** start Data lines **

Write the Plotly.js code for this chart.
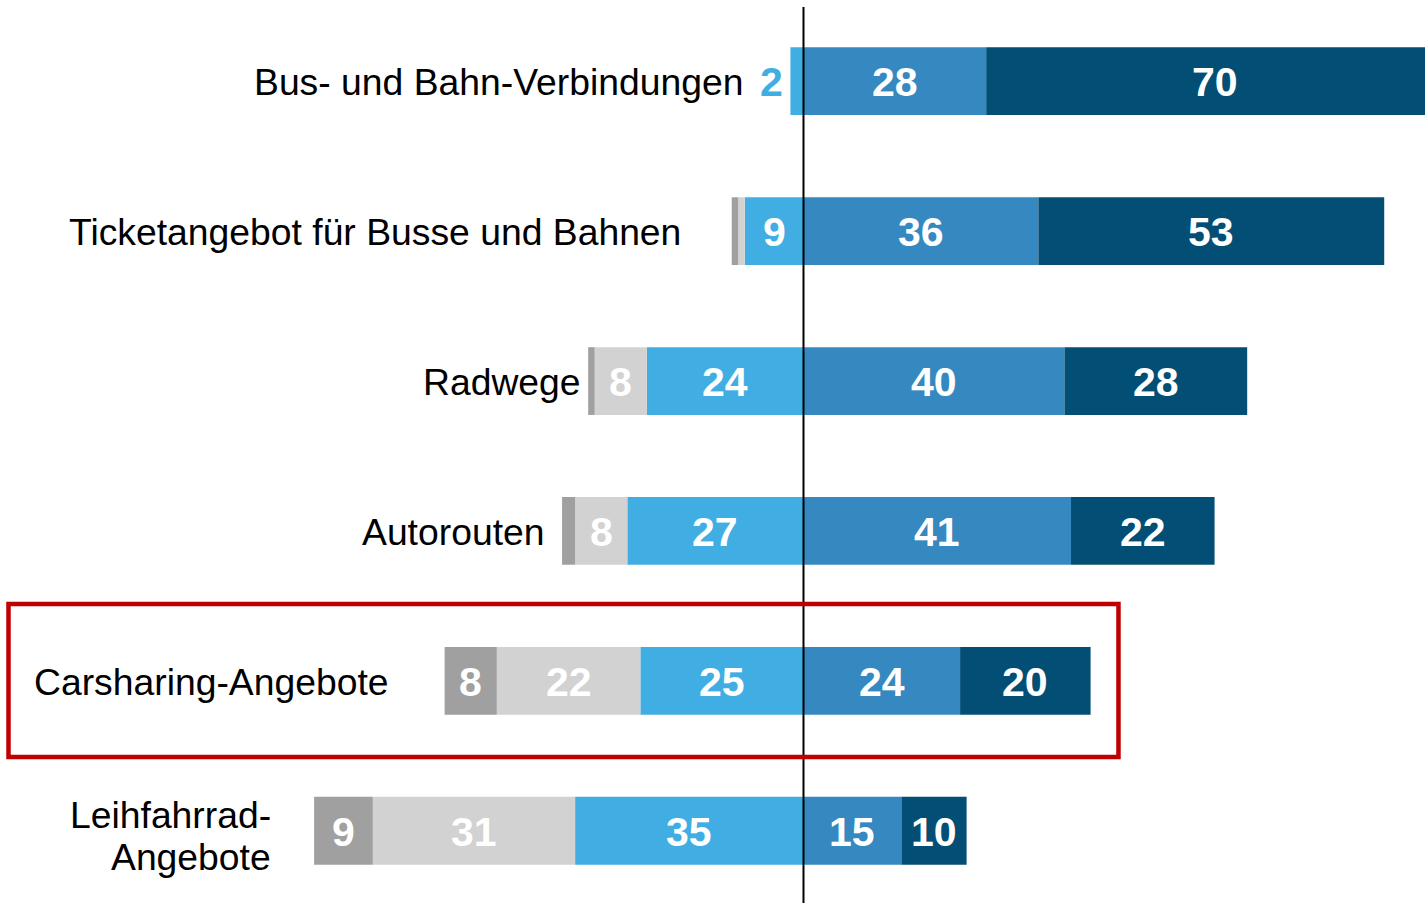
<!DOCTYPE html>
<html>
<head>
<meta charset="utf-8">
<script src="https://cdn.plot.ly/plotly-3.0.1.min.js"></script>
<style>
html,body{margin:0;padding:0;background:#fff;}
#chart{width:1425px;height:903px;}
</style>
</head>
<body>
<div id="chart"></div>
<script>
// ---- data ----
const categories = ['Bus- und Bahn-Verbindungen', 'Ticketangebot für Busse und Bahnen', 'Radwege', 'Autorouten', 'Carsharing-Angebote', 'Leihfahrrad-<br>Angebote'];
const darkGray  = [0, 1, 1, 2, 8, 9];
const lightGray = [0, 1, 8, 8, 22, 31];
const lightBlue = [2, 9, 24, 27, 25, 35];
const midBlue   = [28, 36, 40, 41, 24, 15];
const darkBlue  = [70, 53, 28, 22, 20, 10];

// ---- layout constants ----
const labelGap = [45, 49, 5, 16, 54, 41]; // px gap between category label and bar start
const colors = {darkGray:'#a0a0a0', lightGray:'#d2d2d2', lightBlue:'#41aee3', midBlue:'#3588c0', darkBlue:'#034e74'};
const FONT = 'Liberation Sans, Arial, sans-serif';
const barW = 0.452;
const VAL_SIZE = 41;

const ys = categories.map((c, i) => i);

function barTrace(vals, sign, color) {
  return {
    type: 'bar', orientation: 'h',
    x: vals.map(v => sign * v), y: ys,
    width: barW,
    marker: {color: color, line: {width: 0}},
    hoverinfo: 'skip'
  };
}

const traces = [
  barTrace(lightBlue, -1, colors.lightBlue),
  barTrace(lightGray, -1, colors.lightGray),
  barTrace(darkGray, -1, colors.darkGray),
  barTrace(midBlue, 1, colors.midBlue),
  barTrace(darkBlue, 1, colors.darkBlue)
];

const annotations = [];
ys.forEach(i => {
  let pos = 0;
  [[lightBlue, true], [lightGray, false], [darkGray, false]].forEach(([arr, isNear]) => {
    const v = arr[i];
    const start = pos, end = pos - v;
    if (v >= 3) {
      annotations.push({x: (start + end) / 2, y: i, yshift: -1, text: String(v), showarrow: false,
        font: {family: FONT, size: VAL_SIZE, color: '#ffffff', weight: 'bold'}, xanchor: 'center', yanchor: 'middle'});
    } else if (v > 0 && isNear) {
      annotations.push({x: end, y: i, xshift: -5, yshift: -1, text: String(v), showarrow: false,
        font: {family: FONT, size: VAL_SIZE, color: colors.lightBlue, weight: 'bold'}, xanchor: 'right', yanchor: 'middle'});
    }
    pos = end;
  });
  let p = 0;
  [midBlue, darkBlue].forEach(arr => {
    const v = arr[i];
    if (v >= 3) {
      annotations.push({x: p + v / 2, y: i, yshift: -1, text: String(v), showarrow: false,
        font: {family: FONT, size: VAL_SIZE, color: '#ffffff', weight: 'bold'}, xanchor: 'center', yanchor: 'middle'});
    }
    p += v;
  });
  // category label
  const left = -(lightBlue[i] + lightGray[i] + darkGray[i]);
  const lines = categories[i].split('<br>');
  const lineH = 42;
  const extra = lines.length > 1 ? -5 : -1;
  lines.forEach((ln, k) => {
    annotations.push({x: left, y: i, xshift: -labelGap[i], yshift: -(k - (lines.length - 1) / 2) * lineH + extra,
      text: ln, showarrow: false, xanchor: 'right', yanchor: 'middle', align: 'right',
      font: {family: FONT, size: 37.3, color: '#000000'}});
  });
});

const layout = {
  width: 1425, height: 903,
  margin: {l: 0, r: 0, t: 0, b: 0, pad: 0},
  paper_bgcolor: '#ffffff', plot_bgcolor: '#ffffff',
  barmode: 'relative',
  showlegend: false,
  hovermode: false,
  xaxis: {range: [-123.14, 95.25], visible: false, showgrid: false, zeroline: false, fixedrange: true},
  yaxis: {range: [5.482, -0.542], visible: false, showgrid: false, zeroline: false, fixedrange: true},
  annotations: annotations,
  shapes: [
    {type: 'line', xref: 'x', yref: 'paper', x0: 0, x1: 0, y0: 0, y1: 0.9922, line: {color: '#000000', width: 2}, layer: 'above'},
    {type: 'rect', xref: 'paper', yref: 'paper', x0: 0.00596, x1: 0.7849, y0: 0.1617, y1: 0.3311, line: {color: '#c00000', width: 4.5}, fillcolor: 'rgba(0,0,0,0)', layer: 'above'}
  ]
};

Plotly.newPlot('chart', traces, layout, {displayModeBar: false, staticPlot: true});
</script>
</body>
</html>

** end Data lines **

• [Stated problem]:
Without the images, write out each line of the data verbatim.

• [Reply]:
Write the Plotly.js code for this chart.
<!DOCTYPE html>
<html>
<head>
<meta charset="utf-8">
<script src="https://cdn.plot.ly/plotly-3.0.1.min.js"></script>
<style>
html,body{margin:0;padding:0;background:#fff;}
#chart{width:1425px;height:903px;}
</style>
</head>
<body>
<div id="chart"></div>
<script>
// ---- data ----
const categories = ['Bus- und Bahn-Verbindungen', 'Ticketangebot für Busse und Bahnen', 'Radwege', 'Autorouten', 'Carsharing-Angebote', 'Leihfahrrad-<br>Angebote'];
const darkGray  = [0, 1, 1, 2, 8, 9];
const lightGray = [0, 1, 8, 8, 22, 31];
const lightBlue = [2, 9, 24, 27, 25, 35];
const midBlue   = [28, 36, 40, 41, 24, 15];
const darkBlue  = [70, 53, 28, 22, 20, 10];

// ---- layout constants ----
const labelGap = [45, 49, 5, 16, 54, 41]; // px gap between category label and bar start
const colors = {darkGray:'#a0a0a0', lightGray:'#d2d2d2', lightBlue:'#41aee3', midBlue:'#3588c0', darkBlue:'#034e74'};
const FONT = 'Liberation Sans, Arial, sans-serif';
const barW = 0.452;
const VAL_SIZE = 41;

const ys = categories.map((c, i) => i);

function barTrace(vals, sign, color) {
  return {
    type: 'bar', orientation: 'h',
    x: vals.map(v => sign * v), y: ys,
    width: barW,
    marker: {color: color, line: {width: 0}},
    hoverinfo: 'skip'
  };
}

const traces = [
  barTrace(lightBlue, -1, colors.lightBlue),
  barTrace(lightGray, -1, colors.lightGray),
  barTrace(darkGray, -1, colors.darkGray),
  barTrace(midBlue, 1, colors.midBlue),
  barTrace(darkBlue, 1, colors.darkBlue)
];

const annotations = [];
ys.forEach(i => {
  let pos = 0;
  [[lightBlue, true], [lightGray, false], [darkGray, false]].forEach(([arr, isNear]) => {
    const v = arr[i];
    const start = pos, end = pos - v;
    if (v >= 3) {
      annotations.push({x: (start + end) / 2, y: i, yshift: -1, text: String(v), showarrow: false,
        font: {family: FONT, size: VAL_SIZE, color: '#ffffff', weight: 'bold'}, xanchor: 'center', yanchor: 'middle'});
    } else if (v > 0 && isNear) {
      annotations.push({x: end, y: i, xshift: -5, yshift: -1, text: String(v), showarrow: false,
        font: {family: FONT, size: VAL_SIZE, color: colors.lightBlue, weight: 'bold'}, xanchor: 'right', yanchor: 'middle'});
    }
    pos = end;
  });
  let p = 0;
  [midBlue, darkBlue].forEach(arr => {
    const v = arr[i];
    if (v >= 3) {
      annotations.push({x: p + v / 2, y: i, yshift: -1, text: String(v), showarrow: false,
        font: {family: FONT, size: VAL_SIZE, color: '#ffffff', weight: 'bold'}, xanchor: 'center', yanchor: 'middle'});
    }
    p += v;
  });
  // category label
  const left = -(lightBlue[i] + lightGray[i] + darkGray[i]);
  const lines = categories[i].split('<br>');
  const lineH = 42;
  const extra = lines.length > 1 ? -5 : -1;
  lines.forEach((ln, k) => {
    annotations.push({x: left, y: i, xshift: -labelGap[i], yshift: -(k - (lines.length - 1) / 2) * lineH + extra,
      text: ln, showarrow: false, xanchor: 'right', yanchor: 'middle', align: 'right',
      font: {family: FONT, size: 37.3, color: '#000000'}});
  });
});

const layout = {
  width: 1425, height: 903,
  margin: {l: 0, r: 0, t: 0, b: 0, pad: 0},
  paper_bgcolor: '#ffffff', plot_bgcolor: '#ffffff',
  barmode: 'relative',
  showlegend: false,
  hovermode: false,
  xaxis: {range: [-123.14, 95.25], visible: false, showgrid: false, zeroline: false, fixedrange: true},
  yaxis: {range: [5.482, -0.542], visible: false, showgrid: false, zeroline: false, fixedrange: true},
  annotations: annotations,
  shapes: [
    {type: 'line', xref: 'x', yref: 'paper', x0: 0, x1: 0, y0: 0, y1: 0.9922, line: {color: '#000000', width: 2}, layer: 'above'},
    {type: 'rect', xref: 'paper', yref: 'paper', x0: 0.00596, x1: 0.7849, y0: 0.1617, y1: 0.3311, line: {color: '#c00000', width: 4.5}, fillcolor: 'rgba(0,0,0,0)', layer: 'above'}
  ]
};

Plotly.newPlot('chart', traces, layout, {displayModeBar: false, staticPlot: true});
</script>
</body>
</html>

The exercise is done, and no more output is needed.